Today, you don’t need a grand televised event to gain recognition. You can launch into fame from your very own garage, with just some basic recording equipment and an original voice. We live in a time when ‘going Platinum’ doesn’t even technically require you to sell 1 million actual physical records. Streaming and downloads also count to make the numbers now.
Jay-Z’s new album 4:44 for instance went Platinum in under a week after the release, in spite of being released exclusively on the streaming service Tidal. So much so that Jay-Z’s photo for the ceremony was taken before the album even released! And of course 4:44 is a forerunner for the 2018 Grammys. This is Jay-Z we’re talking about here.

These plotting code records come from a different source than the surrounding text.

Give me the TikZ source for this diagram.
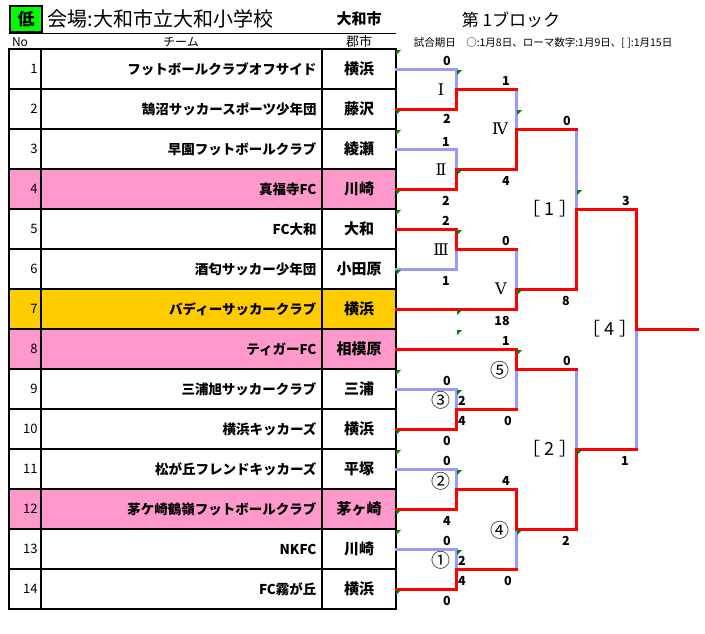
\documentclass[tikz,border=0pt]{standalone}
\usepackage{fontspec}
\setmainfont{Noto Sans CJK JP}
\newfontfamily\romanfont{DejaVu Serif}
\usetikzlibrary{positioning}
\definecolor{lineblue}{HTML}{9999FF}
\definecolor{rowpink}{HTML}{FF99CC}
\definecolor{rowgold}{HTML}{FFCC00}
\definecolor{markgreen}{HTML}{008000}
\definecolor{boxgreen}{HTML}{00FF00}
\begin{document}
\begin{tikzpicture}[x=1pt, y=1pt, node distance=0pt,
  cell/.style={draw, line width=1.3pt, outer sep=0pt, minimum height=40pt},
  no/.style={cell, inner xsep=3.5pt, text width=25pt, align=right, font=\fontsize{13}{13}\selectfont},
  team/.style={cell, inner xsep=5.5pt, text width=270pt, align=right, font=\bfseries\fontsize{13.5}{13.5}\selectfont},
  city/.style={cell, inner sep=0pt, minimum width=74pt, font=\bfseries\fontsize{15}{15}\selectfont},
  pink/.style={fill=rowpink}, gold/.style={fill=rowgold},
  won/.style={draw=red, line width=3pt, line cap=rect},
  lost/.style={draw=lineblue, line width=3pt, line cap=rect},
  score/.style={font=\bfseries\fontsize{12.5}{12.5}\selectfont},
  roman/.style={font=\romanfont\fontsize{16}{16}\selectfont},
  rnd/.style={font=\fontsize{19}{19}\selectfont},
  final/.style={font=\fontsize{18}{18}\selectfont}]
\useasboundingbox (0,0) rectangle (705,-633);
% header
\node[draw, line width=2pt, fill=boxgreen, minimum width=32pt, minimum height=26pt, anchor=north west, font=\bfseries\fontsize{17}{17}\selectfont] (low) at (9,-5) {低};
\node[anchor=west, font=\fontsize{20}{20}\selectfont] (venue) at (44,-19) {会場:大和市立大和小学校};
\node[font=\bfseries\fontsize{15}{15}\selectfont] (host) at (359,-19) {大和市};
\node[font=\fontsize{12}{12}\selectfont] (hno) at (20,-42) {No};
\node[font=\fontsize{12}{12}\selectfont] (hteam) at (181,-42) {チーム};
\node[font=\fontsize{13}{13}\selectfont] (hcity) at (359,-42) {郡市};
\node[font=\fontsize{17}{17}\selectfont] (block) at (511,-20) {第 1ブロック};
\node[font=\fontsize{10.5}{10.5}\selectfont] (dates) at (543,-43) {試合期日　○:1月8日、ローマ数字:1月9日、[ ]:1月15日};
% table
\node[no, anchor=north west] (n1) at (9,-49) {1};
\node[team, right=of n1] (t1) {フットボールクラブオフサイド};
\node[city, right=of t1] (c1) {横浜};
\node[no, below=of n1] (n2) {2};
\node[team, right=of n2] (t2) {鵠沼サッカースポーツ少年団};
\node[city, right=of t2] (c2) {藤沢};
\node[no, below=of n2] (n3) {3};
\node[team, right=of n3] (t3) {早園フットボールクラブ};
\node[city, right=of t3] (c3) {綾瀬};
\node[no, pink, below=of n3] (n4) {4};
\node[team, pink, right=of n4] (t4) {真福寺FC};
\node[city, pink, right=of t4] (c4) {川崎};
\node[no, below=of n4] (n5) {5};
\node[team, right=of n5] (t5) {FC大和};
\node[city, right=of t5] (c5) {大和};
\node[no, below=of n5] (n6) {6};
\node[team, right=of n6] (t6) {酒匂サッカー少年団};
\node[city, right=of t6] (c6) {小田原};
\node[no, gold, below=of n6] (n7) {7};
\node[team, gold, right=of n7] (t7) {バディーサッカークラブ};
\node[city, gold, right=of t7] (c7) {横浜};
\node[no, pink, below=of n7] (n8) {8};
\node[team, pink, right=of n8] (t8) {ティガーFC};
\node[city, pink, right=of t8] (c8) {相模原};
\node[no, below=of n8] (n9) {9};
\node[team, right=of n9] (t9) {三浦旭サッカークラブ};
\node[city, right=of t9] (c9) {三浦};
\node[no, below=of n9] (n10) {10};
\node[team, right=of n10] (t10) {横浜キッカーズ};
\node[city, right=of t10] (c10) {横浜};
\node[no, below=of n10] (n11) {11};
\node[team, right=of n11] (t11) {松が丘フレンドキッカーズ};
\node[city, right=of t11] (c11) {平塚};
\node[no, pink, below=of n11] (n12) {12};
\node[team, pink, right=of n12] (t12) {茅ケ崎鶴嶺フットボールクラブ};
\node[city, pink, right=of t12] (c12) {茅ヶ崎};
\node[no, below=of n12] (n13) {13};
\node[team, right=of n13] (t13) {NKFC};
\node[city, right=of t13] (c13) {川崎};
\node[no, below=of n13] (n14) {14};
\node[team, right=of n14] (t14) {FC霧が丘};
\node[city, right=of t14] (c14) {横浜};
\draw[line width=1pt] (low.south west) -- (low.south west -| c1.east);
% match points
\coordinate (m1) at (456,-89);
\coordinate (m2) at (456,-169);
\coordinate (m3) at (456,-249);
\coordinate (m4) at (516,-129);
\coordinate (m5) at (516,-289);
\coordinate (f1) at (576,-209);
\coordinate (k5) at (516,-369);
\coordinate (k3) at (456,-409);
\coordinate (k2) at (456,-489);
\coordinate (k1) at (456,-569);
\coordinate (k4) at (516,-529);
\coordinate (f2) at (576,-449);
\coordinate (f4) at (636,-329);
\coordinate (fin) at (697,-329);
% losers first, winners on top
\draw[lost] (c1.east) -| (m1) (c3.east) -| (m2) (c6.east) -| (m3)
  (m1 -| m4) -- (m4) (m3 -| m5) -- (m5) (m4 -| f1) -- (f1)
  (c9.east) -| (k3) (k3 -| k5) -- (k5) (c11.east) -| (k2) (c13.east) -| (k1)
  (k1 -| k4) -- (k4) (k5 -| f2) -- (f2) (f2 -| f4) -- (f4);
\draw[won] (c2.east) -| (m1) (c4.east) -| (m2) (c5.east) -| (m3)
  (m1) -- (m1 -| m4) (m2) -| (m4) (m3) -- (m3 -| m5) (c7.east) -| (m5)
  (m4) -- (m4 -| f1) (m5) -| (f1)
  (c8.east) -| (k5) (c10.east) -| (k3) (k3) -- (k3 -| k5)
  (c12.east) -| (k2) (c14.east) -| (k1) (k2) -| (k4) (k1) -- (k1 -| k4)
  (k5) -- (k5 -| f2) (k4) -| (f2) (f1) -| (f4) (f2) -- (f2 -| f4) (f4) -- (fin);
% round names
\node[roman] (r1) at (441,-90) {Ⅰ};
\node[roman] (r2) at (441,-170) {Ⅱ};
\node[roman] (r3) at (441,-250) {Ⅲ};
\node[roman] (r4) at (500,-129) {Ⅳ};
\node[roman] (r5) at (501,-289) {Ⅴ};
\node[rnd] (o5) at (500,-370) {⑤};
\node[rnd] (o3) at (441,-400) {③};
\node[rnd] (o2) at (441,-481) {②};
\node[rnd] (o4) at (500,-530) {④};
\node[rnd] (o1) at (441,-560) {①};
\node[final] (b1) at (550,-209) {［ 1 ］};
\node[final] (b2) at (550,-449) {［ 2 ］};
\node[final] (b4) at (610,-329) {［ 4 ］};
% scores
\node[score] (s1) at (447,-61) {0};
\node[score] (s2) at (447,-119) {2};
\node[score] (s3) at (506,-81) {1};
\node[score] (s4) at (567,-121) {0};
\node[score] (s5) at (446,-142) {1};
\node[score] (s6) at (506,-181) {4};
\node[score] (s7) at (446,-201) {2};
\node[score] (s8) at (446,-221) {2};
\node[score] (s9) at (506,-241) {0};
\node[score] (s10) at (446,-281) {1};
\node[score] (s11) at (566,-301) {8};
\node[score] (s12) at (502,-321) {18};
\node[score] (s13) at (626,-201) {3};
\node[score] (s14) at (506,-341) {1};
\node[score] (s15) at (567,-361) {0};
\node[score] (s16) at (447,-381) {0};
\node[score] (s17) at (462,-401) {2};
\node[score] (s18) at (462,-421) {4};
\node[score] (s19) at (508,-421) {0};
\node[score] (s20) at (447,-441) {0};
\node[score] (s21) at (447,-461) {0};
\node[score] (s22) at (625,-461) {1};
\node[score] (s23) at (506,-481) {4};
\node[score] (s24) at (447,-521) {4};
\node[score] (s25) at (566,-541) {2};
\node[score] (s26) at (447,-541) {0};
\node[score] (s27) at (462,-561) {2};
\node[score] (s28) at (462,-581) {4};
\node[score] (s29) at (508,-581) {0};
\node[score] (s30) at (447,-601) {0};
% green cell marks
\foreach \x/\y in {396/50, 457/70, 396/110, 517/110, 396/130, 457/170, 396/190, 396/210,
  457/230, 577/190, 396/270, 517/290, 457/310, 457/330, 517/350, 396/370, 457/390,
  396/430, 396/450, 457/470, 577/450, 396/510, 517/530, 396/530, 457/550, 396/590}
  \fill[markgreen] (\x,-\y) -- ++(5,0) -- ++(-5,-5) -- cycle;
\end{tikzpicture}
\end{document}
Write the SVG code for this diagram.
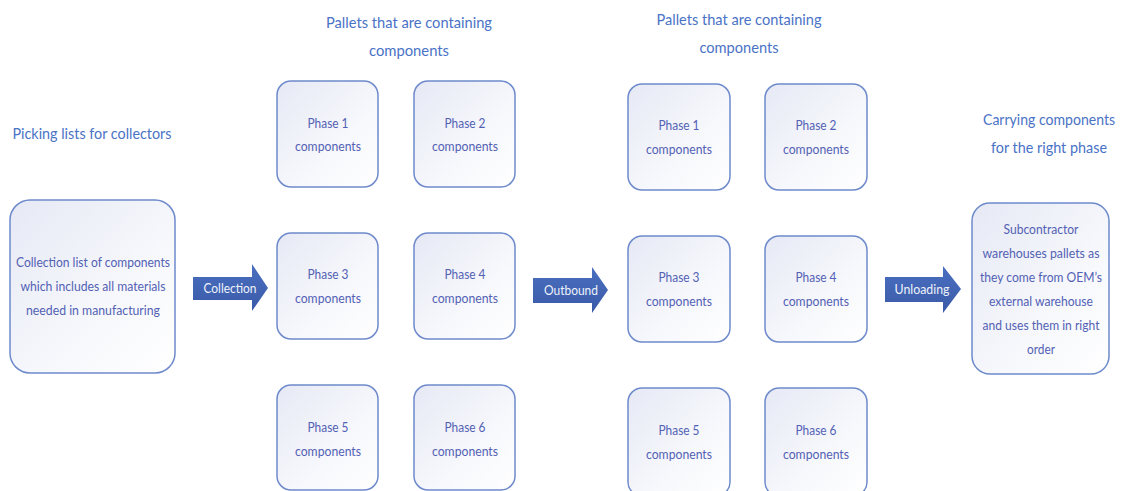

And sure it’s a great album but consider this.
Jay-Z, along with Kendrick Lamar, Childish Gambino (Donald Glover) and Bruno Mars make up four out of the five nominations for Album of the Year, one of the main awards for the night. That leaves the fifth nominee Lorde as the only woman in the running. Notice a pattern here? The only white person nominated here is a woman. The Recording Academy’s attempt at a reply to the issue of racial misrepresentation at awards festivals, which reached its peak during the 2017 Oscars, seems like it’s overcompensating for its past sins.
For starters, picking the winner for Album of the Year is like the race for the Democrats’ candidate for President in 2008. It’s either a black man or a white woman! Either way, it sounds like a very safe play on the part of the Recording Academy—a thinly veiled apology to years of neglect and misrepresentation passed off as a win-win situation. Secondly, there are no white men in the running. But does completely excluding a demographic suddenly make the Grammys fair now? And how is it not fundamentalist if you leave an entire race out?
Strikingly, Taylor Swift and Adele’s names are not on the list for any of the big categories. And what happened to Ed Sheeran? He definitely has a lower number of nominations than expected. It’s white exclusion!
If this ‘token racism’ takes the forefront, then the Grammys are not really awarding artistes based on merit. It could be argued that the winners are purely circumstantial—at the right place and the right time, an unintended benefitor of the current political scenario.
Judging by previous trends, the Grammy is famous for doling out awards to already established artistes. So it is a bit of a relief to see the academy finally throwing the spotlight on artistes such as SZA (who leads the nominations among the women with a total of 5) and Cardi B (whose hit single Bodak Yellow is nominated for Best Rap Performance).
But the big awards of the night usually sees an already established artist stealing the show. So assuming Jay Z wins for 4:44 this year, what message would that send out to the world?